When the US press takes sides, the necessary lionizing of allies and demonizing of opponents begins in earnest. And so the fascists and antisemites in Ukraine's current "pro-West" government are downplayed or ignored (Fair Blog, 3/7/14), as is the US hypocrisy that denounces Russia's military adventures while supporting the violent ouster of a democratic, if odious, Ukrainian government (Consortium News, 3/4/14).
Russian President Vladimir Putin has even been pronounced "delusional" for the rather obvious observation that, in Afghanistan, Iraq and Libya, the US "acted either without any sanction from the UN Security Council or distorted the content of these resolutions."
The jingoistic process also requires a careful rewriting of history. Thus, in reporting and commentary on Ukraine, the 2008 Russo-Georgian War provides a handy anti-Russian talking point…if you leave out half the story.
On March 1, New York Times editors did as much when they suggested that Russian President Putin was not to be trusted in the current crisis, because, they said, "In 2008, he sent Russian forces into neighboring Georgia, ostensibly to protect the secessionist Georgian enclave of South Ossetia; the real goal was to weaken the pro-Western government in Tbilisi."
The next day, Times reporter Steven Erlanger (3/2/14) described the 2008 conflict as "when Russia provoked Georgia into skirmishes that prompted an invasion and the annexation of two Georgian regions with sizable numbers of ethnic Russians, Abkhazia and South Ossetia."
And the day after that, a Times editorial (3/3/14) headlined "Russia's Aggression" upbraided Putin for the way he "humiliated Georgia in 2008, for looking wistfully westward."
In fact, Georgia started the war with a large-scale military attack on Russian peacekeeping forces and separatist militias in the breakaway Georgian province of South Ossetia, according to an European Union-commissioned report on the war (Independent International Fact-Finding Mission on the Conflict in Georgia, 9/30/09). Georgia's initial attack killed at least 10 Russian peacekeepers and an unrecorded number of South Ossetians. (Pursuant to a local treaty, Russian peacekeepers were in the two Georgian breakaway provinces, South Ossetia and Abkhazia, as part of the Joint Peacekeeping Task Force, which had Georgian peacekeepers protect other parts of the breakaway regions.)

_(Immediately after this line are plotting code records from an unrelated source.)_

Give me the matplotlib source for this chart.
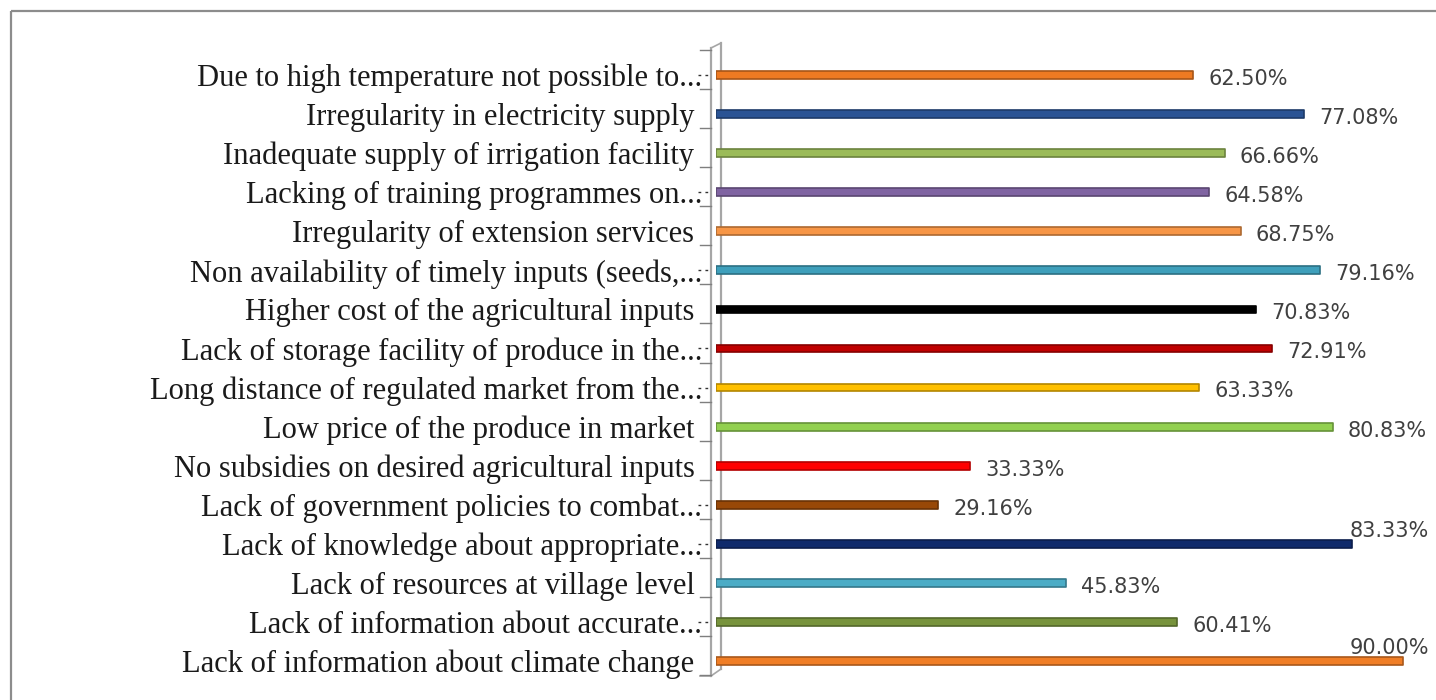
import matplotlib
matplotlib.use("Agg")
import matplotlib.pyplot as plt
from matplotlib.patches import Rectangle
from matplotlib.colors import to_rgb
import numpy as np

# constraint labels, top row first
labels = [
    "Due to high temperature not possible to...",
    "Irregularity in electricity supply ",
    "Inadequate supply of irrigation facility ",
    "Lacking of training programmes on...",
    "Irregularity of extension services ",
    "Non availability of timely inputs (seeds,...",
    "Higher cost of the agricultural inputs ",
    "Lack of storage facility of produce in the...",
    "Long distance of regulated market from the...",
    "Low price of the produce in market ",
    "No subsidies on desired agricultural inputs ",
    "Lack of government policies to combat...",
    "Lack of knowledge about appropriate...",
    "Lack of resources at village level ",
    "Lack of information about accurate...",
    "Lack of information about climate change ",
]
percent = [62.50, 77.08, 66.66, 64.58, 68.75, 79.16, 70.83, 72.91,
           63.33, 80.83, 33.33, 29.16, 83.33, 45.83, 60.41, 90.00]

colors = ["#EE7A22", "#2A5394", "#9BBB59", "#8064A2", "#F79646", "#3E9FBB",
          "#000000", "#C00000", "#FFC000", "#92D050", "#FF0000", "#984807",
          "#0F2A6B", "#4BACC6", "#77933C", "#F07E26"]

W, H = 1436, 700
fig = plt.figure(figsize=(W / 100, H / 100), dpi=100)

# pixel overlay for the frame and the 3-D axis wall
bg = fig.add_axes([0, 0, 1, 1])
bg.set_xlim(0, W)
bg.set_ylim(H, 0)
bg.axis("off")

ax = fig.add_axes([716 / W, 1 - 680.5 / H, 1 - 716 / W, (680.5 - 55.5) / H])
ax.patch.set_visible(False)
n = len(labels)
ypos = np.arange(n)[::-1]


def darker(c, f=0.7):
    r, g, b = to_rgb(c)
    return (r * f, g * f, b * f)


bars = ax.barh(ypos, percent, height=0.2, color=colors,
               edgecolor=[darker(c) for c in colors], linewidth=1.2)
for b in bars:
    b.set_joinstyle("round")

for y, v in zip(ypos, percent):
    txt = f"{v:.2f}%"
    if v > 82:
        ax.text(83.0, y + 0.07, txt, ha="left", va="bottom",
                fontsize=15, color="#404040", family="DejaVu Sans")
    else:
        ax.text(v + 2.0, y - 0.1, txt, ha="left", va="center",
                fontsize=15, color="#404040", family="DejaVu Sans")

ax.set_xlim(0, (W - 716) / 7.63)
ax.set_ylim(-0.5, n - 0.5)
ax.set_yticks(ypos)
ax.set_yticklabels(labels, family="Liberation Serif", fontsize=22,
                   color="#1a1a1a")
ax.tick_params(axis="y", length=0, pad=10)
ax.set_xticks([])
for s in ax.spines.values():
    s.set_visible(False)

# outer chart frame
bg.add_patch(Rectangle((11, 11), W, H, fill=False, edgecolor="#8C8C8C",
                       linewidth=1.6))

# axis wall drawn in perspective
wall = "#A6A6A6"
bg.plot([711, 711], [48, 676], color=wall, lw=1.6)
bg.plot([721, 721], [43, 669], color=wall, lw=1.6)
bg.plot([711, 721], [48, 43], color=wall, lw=1.2)
bg.plot([711, 721], [676, 669], color=wall, lw=1.2)
bg.plot([700, 711], [676, 676], color=wall, lw=1.2)
for k in range(n + 1):
    ty = 50 + 39.07 * k
    bg.plot([700, 711], [ty, ty], color="#7F7F7F", lw=1.0)

# leaders for truncated labels
for y, lab in zip(ypos, labels):
    if lab.endswith("..."):
        py = H - ax.transData.transform((0, y))[1]
        bg.plot([698, 711], [py, py], color="#333333", lw=1.0,
                ls=(0, (2, 3)))

fig.savefig("out.png", dpi=100)
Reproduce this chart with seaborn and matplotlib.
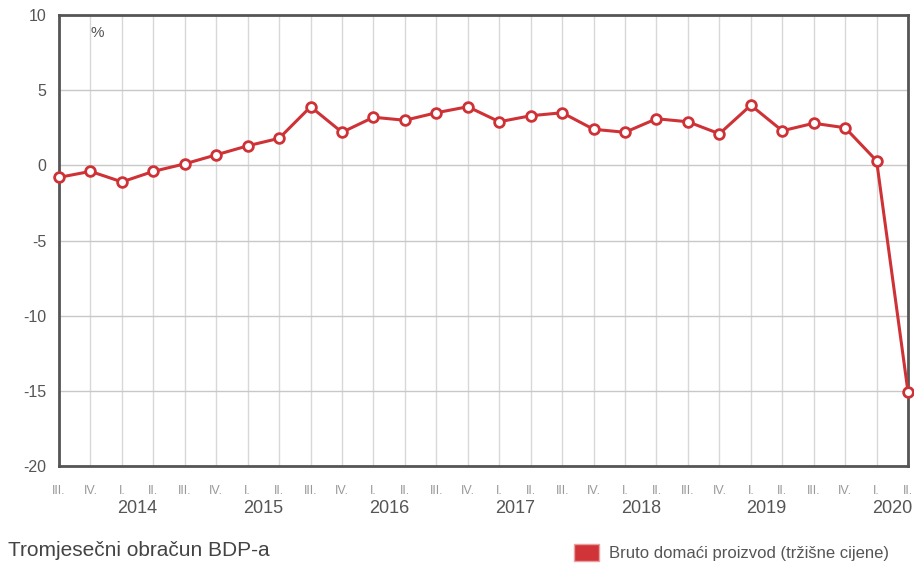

In the days following Georgia's attack, the Russian army came to the aid of its peacekeepers in South Ossetia, launching a brutal attack on Georgia. Over five days of fighting, hundreds died on each side, including many Ossetian and Georgian civilians. These details were laid out in the EU's 2009 report, which faulted both Georgia for starting the war and Russia for going far beyond the mere protection of its peacekeepers in its retaliation.
As violent as its response was, Russia was not the initial aggressor in that war, as one might misperceive from recent Times coverage. The paper (9/29/09) seemed to get it right back in 2009, though, when the EU report was released:
After a lengthy inquiry, investigators commissioned by the European Union are expected to conclude that Georgia ignited last year's war with Russia by attacking separatists in South Ossetia, rejecting the Georgian government's explanation that the attack was defensive, according to an official familiar with the investigators' work.
The New York Times isn't alone in distorting the Russo-Georgian War for propaganda purposes. Take the Washington Post (3/6/14), where former George W. Bush speechwriter Michael Gerson, now a Post columnist, referred to the war only as Russia's "invasion of Georgia in 2008." Or the Post op-ed (3/6/14), "When Putin Invaded My Country," by Mikheil Saakashvili, who as president of Georgia in 2008 gave the orders to attack Ossetians and Russian peacekeepers. According the Saakashvili, "Tens of thousands of Russian soldiers crossed our border, and planes started bombing us round the clock" for no reason at all. The former Georgia president fails to mention that Georgia attacked first.
Speaking of Russian aggression, CBS News correspondent Juan Zarate (CBS This Morning, 3/2/14) summed up the whole conflict with just a few words :
Russians play for keeps. And we've seen that with Putin before. We've seen that with the Russians in Georgia in 2008, when they invaded.
The half-baked history appeared in many news outlets, because media bias generally tracks with the US government preferences; and, in 2008, US officials–and their echo chamber in the press (Extra!, 10/08)–were all but cheering for Georgia and President Saakashvili, a particular favorite of US neoconservatives.
As Bruno Coppieter (Der Spiegel, 6/15/09), a member of the EU commission that produced the report observed, "The support of Saakashvili by the West, especially military support, inadvertently promoted Georgia's collision course." It remains to be seen whether that aspect of history will repeat itself.